I saw online where the 16grit sand did stop termites. I believe they discovered this in Australia and have been using it successfully there for some time. I am sorry that I do not remember the sites I saw it on. Perhaps if you do a search for termites and Australia or something of that sort it would come up? I believe someone in the US was using it also, but I have no idea where that site was.

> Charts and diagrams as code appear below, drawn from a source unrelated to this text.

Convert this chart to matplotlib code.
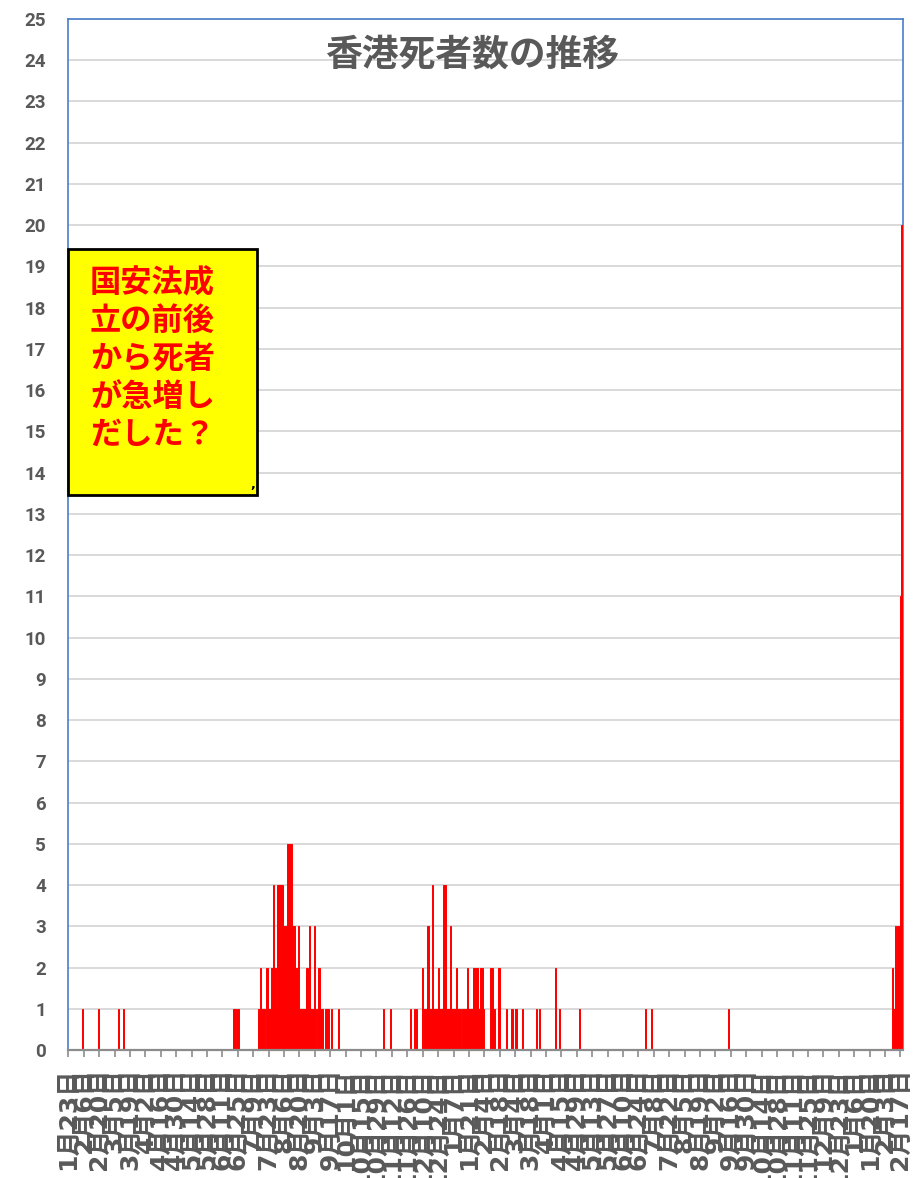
import matplotlib
matplotlib.use("Agg")
import matplotlib.pyplot as plt
import matplotlib.patches as patches
import pandas as pd
import numpy as np

# ---------------- data ----------------
start_date = "2020-01-23"
end_date = "2022-02-18"
tick_step_days = 14

# dates with at least one death (each line of dates matches the same line of deaths)
death_dates = [
    "2020-02-04", "2020-02-19", "2020-03-08", "2020-03-13",
    "2020-06-21", "2020-06-22", "2020-06-24", "2020-06-25",
    "2020-07-13", "2020-07-14", "2020-07-15", "2020-07-16", "2020-07-17", "2020-07-18", "2020-07-19",
    "2020-07-21", "2020-07-22", "2020-07-23", "2020-07-24", "2020-07-25", "2020-07-26", "2020-07-27",
    "2020-07-28", "2020-07-29", "2020-07-30", "2020-07-31",
    "2020-08-01", "2020-08-02", "2020-08-03", "2020-08-04", "2020-08-05", "2020-08-06", "2020-08-07",
    "2020-08-08", "2020-08-09", "2020-08-10", "2020-08-11", "2020-08-12", "2020-08-13", "2020-08-14",
    "2020-08-15", "2020-08-16", "2020-08-17", "2020-08-18", "2020-08-19", "2020-08-20", "2020-08-21",
    "2020-08-22", "2020-08-23", "2020-08-24", "2020-08-25", "2020-08-26", "2020-08-27", "2020-08-28",
    "2020-08-29", "2020-08-30", "2020-08-31",
    "2020-09-01", "2020-09-02", "2020-09-03", "2020-09-05", "2020-09-06", "2020-09-07", "2020-09-08",
    "2020-09-09", "2020-09-12", "2020-09-13", "2020-09-14", "2020-09-15", "2020-09-18", "2020-09-24",
    "2020-11-04", "2020-11-10", "2020-11-28",
    "2020-12-02", "2020-12-04", "2020-12-09", "2020-12-10", "2020-12-11", "2020-12-12", "2020-12-13",
    "2020-12-14", "2020-12-15", "2020-12-16", "2020-12-17", "2020-12-18", "2020-12-19", "2020-12-20",
    "2020-12-21", "2020-12-22", "2020-12-23", "2020-12-24", "2020-12-25", "2020-12-26", "2020-12-27",
    "2020-12-28", "2020-12-29", "2020-12-30", "2020-12-31",
    "2021-01-01", "2021-01-02", "2021-01-03", "2021-01-04", "2021-01-05", "2021-01-06", "2021-01-07",
    "2021-01-08", "2021-01-09", "2021-01-10", "2021-01-11", "2021-01-12", "2021-01-13",
    "2021-01-15", "2021-01-16", "2021-01-17", "2021-01-18", "2021-01-19", "2021-01-20", "2021-01-21",
    "2021-01-22", "2021-01-23", "2021-01-24", "2021-01-25", "2021-01-26", "2021-01-27", "2021-01-28",
    "2021-01-29", "2021-01-30", "2021-01-31",
    "2021-02-01", "2021-02-02", "2021-02-03", "2021-02-09", "2021-02-10", "2021-02-11", "2021-02-12",
    "2021-02-13", "2021-02-16", "2021-02-17", "2021-02-24", "2021-02-28",
    "2021-03-01", "2021-03-04", "2021-03-05", "2021-03-10", "2021-03-23", "2021-03-26",
    "2021-04-09", "2021-04-13", "2021-05-01", "2021-06-30", "2021-07-05", "2021-09-13",
    "2022-02-09", "2022-02-10", "2022-02-11", "2022-02-12", "2022-02-13", "2022-02-14", "2022-02-15",
    "2022-02-16", "2022-02-17", "2022-02-18",
]
deaths = [
    1, 1, 1, 1,
    1, 1, 1, 1,
    1, 1, 2, 1, 1, 1, 1,
    2, 1, 1, 1, 2, 2, 4,
    2, 2, 1, 4,
    4, 4, 4, 4, 3, 3, 3,
    3, 5, 5, 5, 5, 3, 3,
    3, 2, 2, 2, 3, 1, 1,
    1, 1, 1, 1, 2, 2, 1,
    3, 1, 1,
    1, 3, 1, 1, 2, 2, 1,
    1, 1, 1, 1, 1, 1, 1,
    1, 1, 1,
    1, 1, 2, 1, 1, 1, 1,
    3, 3, 1, 1, 4, 1, 1,
    1, 1, 1, 2, 1, 1, 1,
    4, 4, 4, 1,
    1, 1, 1, 3, 1, 1, 1,
    1, 2, 1, 1, 1, 1,
    1, 1, 1, 1, 2, 1, 1,
    1, 1, 1, 2, 2, 2, 2,
    1, 1, 2,
    2, 2, 1, 2, 2, 2, 1,
    1, 2, 2, 1, 1,
    1, 1, 1, 1, 1, 1,
    2, 1, 1, 1, 1, 1,
    2, 1, 1, 3, 2, 3, 3,
    3, 11, 20,
]

title_text = "香港死者数の推移"
note_lines = ["国安法成", "立の前後", "から死者", "が急増し", "だした？"]

# ---------------- build daily series ----------------
t0 = pd.Timestamp(start_date)
t1 = pd.Timestamp(end_date)
n_days = (t1 - t0).days + 1
daily = pd.Series(0, index=pd.date_range(t0, t1, freq="D"))
for ds, v in zip(death_dates, deaths):
    daily[pd.Timestamp(ds)] = v
xpos = np.arange(n_days)

tick_dates = pd.date_range(t0, t1, freq=f"{tick_step_days}D")
tick_pos = [(d - t0).days for d in tick_dates]
tick_labels = [f"{d.month}月{d.day}日" for d in tick_dates]

# ---------------- figure ----------------
W, H = 914, 1178
fig = plt.figure(figsize=(W / 100, H / 100), dpi=100)
fig.patch.set_facecolor("white")

ax_l, ax_r, ax_b, ax_t = 68.3, 902.6, 1050, 19
ax = fig.add_axes([ax_l / W, 1 - ax_b / H, (ax_r - ax_l) / W, (ax_b - ax_t) / H])

ax.bar(xpos, daily.values, width=1.0, align="edge", color="#FF0000",
       edgecolor="#FF0000", linewidth=0.7, zorder=3)

ax.set_xlim(0, n_days)
ax.set_ylim(0, 25)
ax.set_yticks(range(0, 26))
ax.yaxis.grid(True, color="#D9D9D9", linewidth=1.4, zorder=0)
ax.set_axisbelow(True)

gray = "#595959"
for lbl in ax.set_yticklabels([str(i) for i in range(26)]):
    lbl.set_fontfamily(["Roboto", "DejaVu Sans"])
    lbl.set_fontweight("bold")
    lbl.set_fontsize(13.5)
    lbl.set_color(gray)
ax.tick_params(axis="y", length=0, pad=16)

ax.set_xticks(tick_pos)
ax.set_xticklabels(tick_labels, rotation=90, ha="center", va="top",
                   fontsize=18, fontweight="bold", color=gray,
                   family=["DejaVu Sans", "Noto Sans CJK JP"])
ax.tick_params(axis="x", direction="out", length=5, width=1.2, color="#8C8C8C", pad=8)

for side in ("left", "top", "right"):
    ax.spines[side].set_color("#4A7EC9")
    ax.spines[side].set_linewidth(1.2)
ax.spines["bottom"].set_color("#8C8C8C")
ax.spines["bottom"].set_linewidth(1.6)
ax.spines["bottom"].set_zorder(4)

# title
fig.text(472 / W, 1 - 55 / H, title_text, ha="center", va="center",
         fontsize=26.5, fontweight="bold", color=gray,
         family=["Noto Sans CJK JP", "DejaVu Sans"])

# yellow annotation box
bx0, by0, bx1, by1 = 68, 249, 257, 495
rect = patches.Rectangle((bx0 / W, 1 - by1 / H), (bx1 - bx0) / W, (by1 - by0) / H,
                         transform=fig.transFigure, facecolor="#FFFF00",
                         edgecolor="black", linewidth=2.0, zorder=10)
fig.patches.append(rect)
line_y = [283, 321, 359, 397, 435]
for txt, yy in zip(note_lines, line_y):
    fig.text(90 / W, 1 - yy / H, txt, ha="left", va="center", fontsize=22.5,
             fontweight="bold", color="#FF0000",
             family=["Noto Sans CJK JP", "DejaVu Sans"], zorder=11)
fig.text(253 / W, 1 - 484 / H, ",", ha="center", va="center", fontsize=9,
         fontweight="bold", color="black", zorder=11)

fig.savefig("out.png", dpi=100, facecolor="white")
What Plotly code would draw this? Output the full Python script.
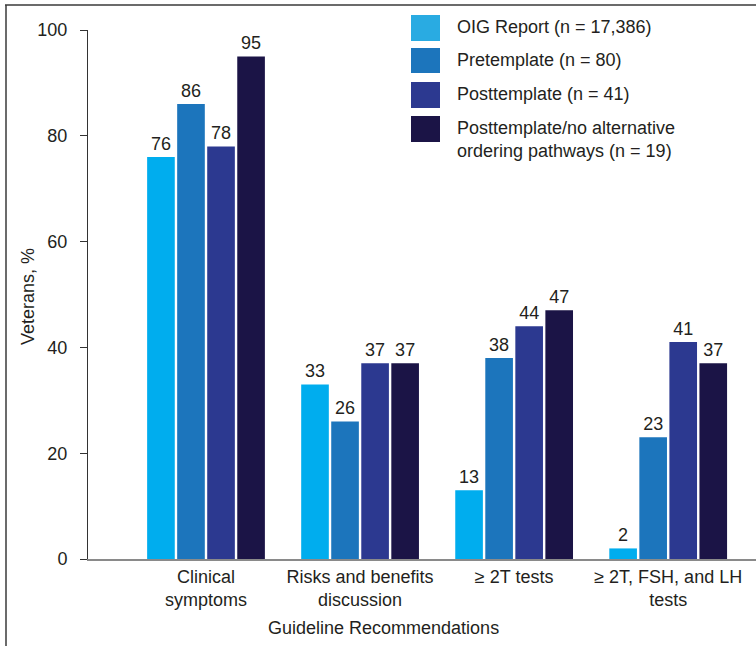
import plotly.graph_objects as go

# Guideline recommendation categories (x axis)
categories = [
    "Clinical<br>symptoms",
    "Risks and benefits<br>discussion",
    "≥ 2T tests",
    "≥ 2T, FSH, and LH<br>tests",
]

# Series: percentage of veterans meeting each recommendation
series_names = [
    "OIG Report (n = 17,386)",
    "Pretemplate (n = 80)",
    "Posttemplate (n = 41)",
    "Posttemplate/no alternative<br>ordering pathways (n = 19)",
]
oig_report = [76, 33, 13, 2]
pretemplate = [86, 26, 38, 23]
posttemplate = [78, 37, 44, 41]
posttemplate_no_alt = [95, 37, 47, 37]

y_ticks = [0, 20, 40, 60, 80, 100]

bar_colors = ["#00ADEE", "#1C75BC", "#2C3990", "#1B1446"]
legend_colors = ["#29ABE2", "#1C75BC", "#2C3990", "#1B1446"]

FONT = "Liberation Sans, Arial, Helvetica, sans-serif"
TEXT = "#231F20"

W, H = 756, 646
L, R, T, B = 88, 0, 30, 87
PW, PH = W - L - R, H - T - B


def px(x):
    """Pixel x -> paper x."""
    return (x - L) / PW


def py(y):
    """Pixel y -> paper y."""
    return (H - B - y) / PH


fig = go.Figure()
values = [oig_report, pretemplate, posttemplate, posttemplate_no_alt]
for name, vals, col in zip(series_names, values, bar_colors):
    fig.add_trace(go.Bar(
        x=list(range(len(categories))),
        y=vals,
        name=name,
        marker=dict(color=col, line=dict(width=0)),
        text=[str(v) for v in vals],
        textposition="outside",
        textfont=dict(family=FONT, size=18, color=TEXT),
        cliponaxis=False,
        showlegend=False,
    ))

shapes = []
annotations = []

# Legend drawn as large swatches with labels
legend_rows = [(15, 41), (48, 73), (82, 108), (116, 142)]
for (top, bot), col, name in zip(legend_rows, legend_colors, series_names):
    shapes.append(dict(
        type="rect", xref="paper", yref="paper",
        x0=px(411), x1=px(440), y0=py(bot), y1=py(top),
        fillcolor=col, line=dict(width=0), layer="above",
    ))
    annotations.append(dict(
        text=name, xref="paper", yref="paper",
        x=px(455), y=py(top), xanchor="left", yanchor="top",
        align="left", showarrow=False,
        font=dict(family=FONT, size=18, color=TEXT),
    ))

# Axis titles
annotations.append(dict(
    text="Guideline Recommendations", xref="paper", yref="paper",
    x=px(383), y=py(628), xanchor="center", yanchor="middle",
    showarrow=False, font=dict(family=FONT, size=18, color=TEXT),
))
annotations.append(dict(
    text="Veterans, %", xref="paper", yref="paper",
    x=px(28), y=py(297), xanchor="center", yanchor="middle",
    textangle=-90, showarrow=False,
    font=dict(family=FONT, size=18, color=TEXT),
))

# Outer frame lines (top and left)
frame_col = "#3A3A3A"
shapes.append(dict(type="line", xref="paper", yref="paper",
                   x0=px(5), x1=px(756), y0=py(5), y1=py(5),
                   line=dict(color=frame_col, width=1.5)))
shapes.append(dict(type="line", xref="paper", yref="paper",
                   x0=px(6), x1=px(6), y0=py(5), y1=py(646),
                   line=dict(color=frame_col, width=1.5)))

fig.update_layout(
    width=W, height=H,
    margin=dict(l=L, r=R, t=T, b=B),
    paper_bgcolor="white", plot_bgcolor="white",
    barmode="group", bargap=0.22, bargroupgap=0.08,
    font=dict(family=FONT, size=18, color=TEXT),
    shapes=shapes, annotations=annotations,
    xaxis=dict(
        range=[-0.766, 3.57],
        tickmode="array",
        tickvals=list(range(len(categories))),
        ticktext=categories,
        showline=True, linecolor="#8A8A8A", linewidth=2,
        ticks="", showgrid=False, zeroline=False,
        tickfont=dict(family=FONT, size=18, color=TEXT),
        fixedrange=True,
    ),
    yaxis=dict(
        range=[0, 100],
        tickmode="array", tickvals=y_ticks,
        showline=True, linecolor="#333333", linewidth=1,
        ticks="outside", ticklen=7, tickcolor="#333333", tickwidth=1,
        ticklabelstandoff=9,
        showgrid=False, zeroline=False,
        tickfont=dict(family=FONT, size=18, color=TEXT),
        fixedrange=True,
    ),
)

fig.write_html("out.html")
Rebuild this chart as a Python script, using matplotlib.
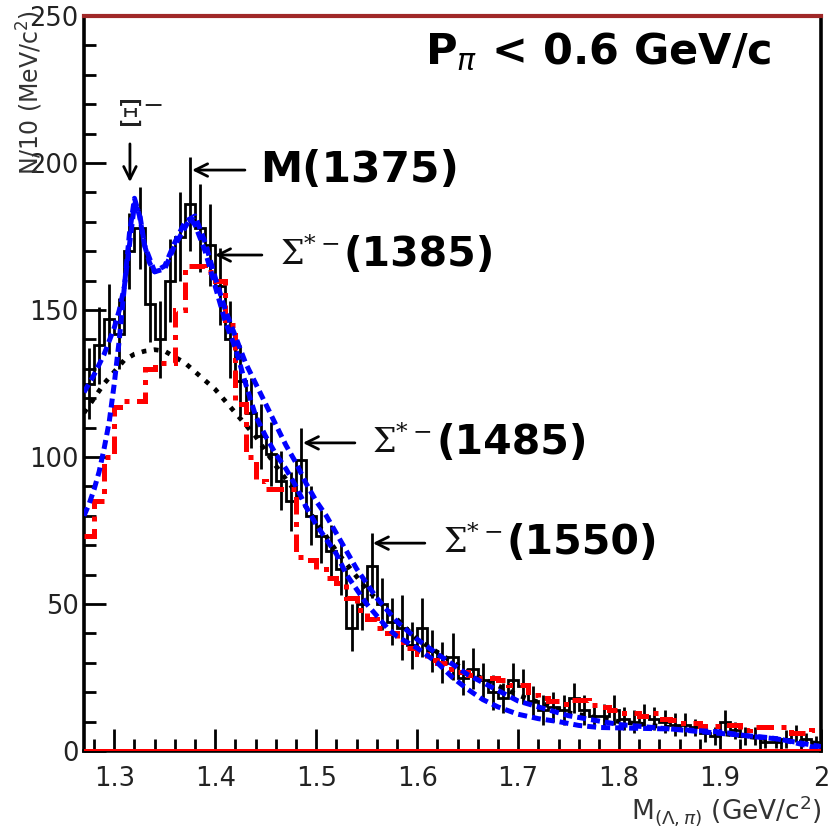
import numpy as np
import matplotlib
matplotlib.use("Agg")
import matplotlib.pyplot as plt
from matplotlib.ticker import MultipleLocator, FixedLocator

plt.rcParams['font.family'] = ['DejaVu Sans']

# ---- data -----------------------------------------------------------------
# 10 MeV bins from 1.27 to 2.00 GeV/c^2
bin_lo = 1.27
bin_w = 0.01
n_bins = 73

counts = [125, 138, 147, 142, 170, 178, 152, 140, 160, 175,
          186, 178, 172, 158, 140, 126, 115, 107, 101, 92,
          85, 99, 80, 73, 68, 62, 42, 50, 63, 50,
          44, 42, 36, 42, 34, 30, 32, 25, 28, 24,
          20, 18, 24, 22, 17, 14, 15, 14, 18, 14,
          12, 12, 14, 11, 10, 12, 11, 10, 9, 9,
          8, 6, 5, 10, 7, 5, 5, 3, 3, 4,
          6, 4, 3]
errors = [12, 13, 12, 12, 13, 14, 13, 13, 14, 15,
          16, 15, 14, 13, 13, 12, 12, 11, 11, 10,
          10, 11, 10, 9, 9, 9, 8, 9, 11, 9,
          8, 11, 8, 10, 7, 7, 8, 6, 7, 6,
          6, 5, 6, 6, 5, 5, 5, 5, 5, 5,
          4, 4, 5, 4, 4, 4, 4, 4, 4, 4,
          3, 3, 3, 4, 3, 3, 3, 2, 2, 3,
          3, 2, 2]

# red dash-dotted histogram
red_hist = [73, 85, 100, 117, 119, 119, 130, 132, 132, 150,
            165, 165, 163, 160, 145, 118, 100, 92, 89, 89,
            89, 66, 65, 62, 59, 57, 52, 48, 45, 42,
            40, 37, 35, 33, 31, 30, 28, 27, 26, 25,
            25, 24, 22.5, 22.5, 19, 18, 17, 16, 17.5, 17.5,
            15.5, 15, 14, 13, 13, 12, 13, 11, 10.5, 9.5,
            9.5, 8.5, 8.5, 9, 9, 7, 8, 8, 8, 8,
            6, 6, 7]

# blue dashed fit curves
blue1_x = [1.270, 1.280, 1.290, 1.300, 1.305, 1.310, 1.315, 1.320, 1.325, 1.330,
           1.335, 1.340, 1.350, 1.360, 1.370, 1.375, 1.380, 1.390, 1.400, 1.410,
           1.420, 1.430, 1.440, 1.450, 1.460, 1.470, 1.480, 1.490, 1.500, 1.510,
           1.520, 1.530, 1.540, 1.550, 1.560, 1.570, 1.580, 1.590, 1.600, 1.620,
           1.635, 1.650, 1.665, 1.680, 1.700, 1.720, 1.740, 1.760, 1.780, 1.850,
           1.900, 1.930, 1.960, 1.990, 2.000]
blue1_y = [122, 128, 135, 144, 150, 158, 172, 186, 183, 172,
           166, 163, 164, 172, 178, 181, 179, 170, 158, 146,
           137, 125, 114, 107, 101, 96, 90, 83, 77, 72,
           67, 60, 55, 50, 46, 42, 39, 37, 35, 30,
           25, 21, 17.5, 15, 12.5, 11, 10, 8.7, 8, 7.5,
           6.5, 5, 4, 1.5, 1]

blue2_x = [1.270, 1.275, 1.280, 1.285, 1.290, 1.295, 1.300, 1.305, 1.310, 1.315,
           1.320, 1.325, 1.330, 1.340, 1.350, 1.360, 1.370, 1.380, 1.390, 1.400,
           1.410, 1.420, 1.430, 1.440, 1.450, 1.460, 1.470, 1.480, 1.490, 1.500,
           1.510, 1.520, 1.530, 1.540, 1.550, 1.560, 1.570, 1.580, 1.590, 1.600,
           1.620, 1.650, 1.700, 1.750, 1.800, 1.850, 1.900, 1.950, 2.000]
blue2_y = [80, 84, 89, 95, 103, 112, 125, 140, 158, 176,
           188, 182, 172, 163, 165, 173, 180, 182, 173, 161,
           150, 141, 132, 125, 118, 111, 104, 98, 91, 85,
           80, 74, 68, 62, 57, 52, 48, 44, 41, 38,
           33, 26, 17, 12, 9, 7.5, 6, 4.5, 1.5]

# black dotted background
bg_x = [1.270, 1.280, 1.290, 1.300, 1.310, 1.320, 1.330, 1.340, 1.350, 1.360,
        1.370, 1.380, 1.390, 1.400, 1.410, 1.420, 1.430, 1.440, 1.450, 1.460,
        1.480, 1.500, 1.520, 1.550, 1.600, 1.650, 1.700, 1.750, 1.800, 1.850,
        1.900, 1.950, 2.000]
bg_y = [115, 120, 125, 129, 133, 135, 136, 136.5, 136, 134,
        132, 129, 126, 123, 119, 115, 111, 107, 102, 97,
        88, 78, 68, 55, 38, 27, 19, 13, 10, 8,
        6, 4, 2.5]

x_ticks = [1.3, 1.4, 1.5, 1.6, 1.7, 1.8, 1.9, 2.0]
x_ticklabels = ['1.3', '1.4', '1.5', '1.6', '1.7', '1.8', '1.9', '2']
y_ticks = [0, 50, 100, 150, 200, 250]

# ---- figure ---------------------------------------------------------------
fig = plt.figure(figsize=(8.32, 8.27), dpi=100)
ax = fig.add_axes([84 / 832, 76 / 827, 737 / 832, 735 / 827])

edges = bin_lo + bin_w * np.arange(n_bins + 1)
centers = 0.5 * (edges[:-1] + edges[1:])

ax.stairs(counts, edges, color='black', lw=2.0, baseline=None, zorder=2)
ax.errorbar(centers, counts, yerr=errors, fmt='none', ecolor='black',
            elinewidth=2.0, capsize=0, zorder=2)
ax.plot(bg_x, bg_y, color='black', lw=3.4, ls=(0, (1.0, 1.6)), zorder=3)
ax.stairs(red_hist, edges, color='red', lw=3.6, baseline=None,
          ls=(0, (3.5, 1.5, 1.0, 1.5)), zorder=4)
ax.plot(blue2_x, blue2_y, color='blue', lw=3.6, ls=(0, (1.8, 1.0)), zorder=5)
ax.plot(blue1_x, blue1_y, color='blue', lw=3.6, ls=(0, (1.8, 1.0)), zorder=5)

ax.axhline(0, color='red', lw=3.6, zorder=6)

ax.set_xlim(1.27, 2.0)
ax.set_ylim(0, 250)

ax.xaxis.set_major_locator(FixedLocator(x_ticks))
ax.set_xticklabels(x_ticklabels)
ax.xaxis.set_minor_locator(MultipleLocator(0.02))
ax.yaxis.set_major_locator(FixedLocator(y_ticks))
ax.yaxis.set_minor_locator(MultipleLocator(10))

ax.tick_params(axis='both', which='both', direction='in', top=False, right=False,
               width=2.0, color='black', labelsize=18.5, labelcolor='#222222')
ax.tick_params(axis='both', which='major', length=16)
ax.tick_params(axis='both', which='minor', length=8.5)
ax.tick_params(axis='x', which='major', pad=11)
ax.tick_params(axis='y', which='major', pad=4)

for side in ['left', 'right', 'bottom']:
    ax.spines[side].set_linewidth(2.6)
    ax.spines[side].set_color('black')
ax.spines['top'].set_linewidth(3.0)
ax.spines['top'].set_color('#a02828')

# axis titles
fig.text(30 / 832, 1 - 92 / 827, 'N/10 (MeV/c$^{2}$)', rotation=90,
         ha='center', va='center', fontsize=17, color='#333333')
fig.text(822 / 832, 1 - 811 / 827,
         r'M$_{(\Lambda,\pi)}$ (GeV/c$^{2}$)', ha='right', va='center',
         fontsize=19, color='#333333')

# cut label
ax.text(0.4627, 0.951, r'P$_{\pi}$ < 0.6 GeV/c', transform=ax.transAxes,
        ha='left', va='center', fontsize=31, fontweight='bold')

# resonance markers
arrow_kw = dict(arrowstyle='->,head_length=0.9,head_width=0.45', color='black',
                lw=2.0, shrinkA=0, shrinkB=0)

ax.annotate('', xy=(1.3155, 193.5), xytext=(1.3155, 206.5), arrowprops=arrow_kw)
ax.text(1.3255, 216, r'$\Xi^{-}$', ha='center', va='center', fontsize=26,
        math_fontfamily='dejavuserif', color='#222222')

ax.annotate('', xy=(1.377, 197.6), xytext=(1.4294, 197.6), arrowprops=arrow_kw)
ax.text(1.4443, 197.6, 'M(1375)', ha='left', va='center', fontsize=30.5,
        fontweight='bold')

# (arrow tail x, arrow head x, y, sigma x, bracket x, mass)
sigma_labels = [
    (1.4462, 1.3997, 168.7, 1.4641, 1.5275, '(1385)'),
    (1.5383, 1.4868, 104.8, 1.5552, 1.6190, '(1485)'),
    (1.6076, 1.5561, 70.7, 1.6255, 1.6880, '(1550)'),
]
for tail, head, yy, xs, xb, mass in sigma_labels:
    ax.annotate('', xy=(head, yy), xytext=(tail, yy), arrowprops=arrow_kw)
    ax.text(xs, yy, r'$\Sigma^{*-}$', ha='left', va='center', fontsize=24,
            math_fontfamily='dejavuserif', color='#111111')
    ax.text(xb, yy, mass, ha='left', va='center', fontsize=29.5,
            fontweight='bold')

fig.savefig('out.png', dpi=100)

Charles ABatey wrote:there are some studies that have been linked elsewhere on this site that talk about how sand of a certain size (16grit) can be a barrier to termites because it is too big for the termites to easily haul away, and not big enough to support tunnel structures spontaneously on its own. This technique is supposedly used in surrounding foundations, or other areas where wood is in contact with soil. I forget the suggested thickness, but basically since you would want these areas to be as dry as possible anyway to prevent rotting, you would have to engineer a dry space via hill slow, ditches, french drains, or what have you. then surround your buried wood with this 16 grit sand , and the termites, according to this study, wouldn't be able to get through. i will try to find the link that i saw earlier and repost it on this thread.
so my thought was that if you mixed some diatomaceous earth with this sand barrier, it would be an added safeguard. so if the termites do find a weak spot where they could haul away sand or get it to form tunnels, they would also find DE in that spot, further limiting their expansion. And with regard to the wetness issue, as i mentioned before, you are going to want these areas to be as dry as possible anyway, so hopefully there will be limited moisture to mess with them. also since the sand would naturally drain well, it ought to dry out quickly.
i dont know if becoming wet then re-drying affects the effectiveness of DE but it seems to me since the stuff is formed by little ocean creatures in the first place, that even if water while present limits their effectiveness, once the water is gone (dried up) it shouldnt have permanently altered their structure. (of course the possibility exists that due to their microscopic structure, and water's incredible attractive strength at such scale that once wet it may take a very long time for the individual diatoms to become dry, even if the surrounding environment is. This is only speculation, i have no expertise in this matter, just trying to think of all angles)
So anyway, I have not tried this, nor have I tested the sand barrier method alone, simply read about it. However it just seemed to me that it might be a good fit. All just theoretical, any refinement would be welcome. and if anyone is in a position to test this theory, i would love to hear how it worked out, because alas i am not currently able to test it myself.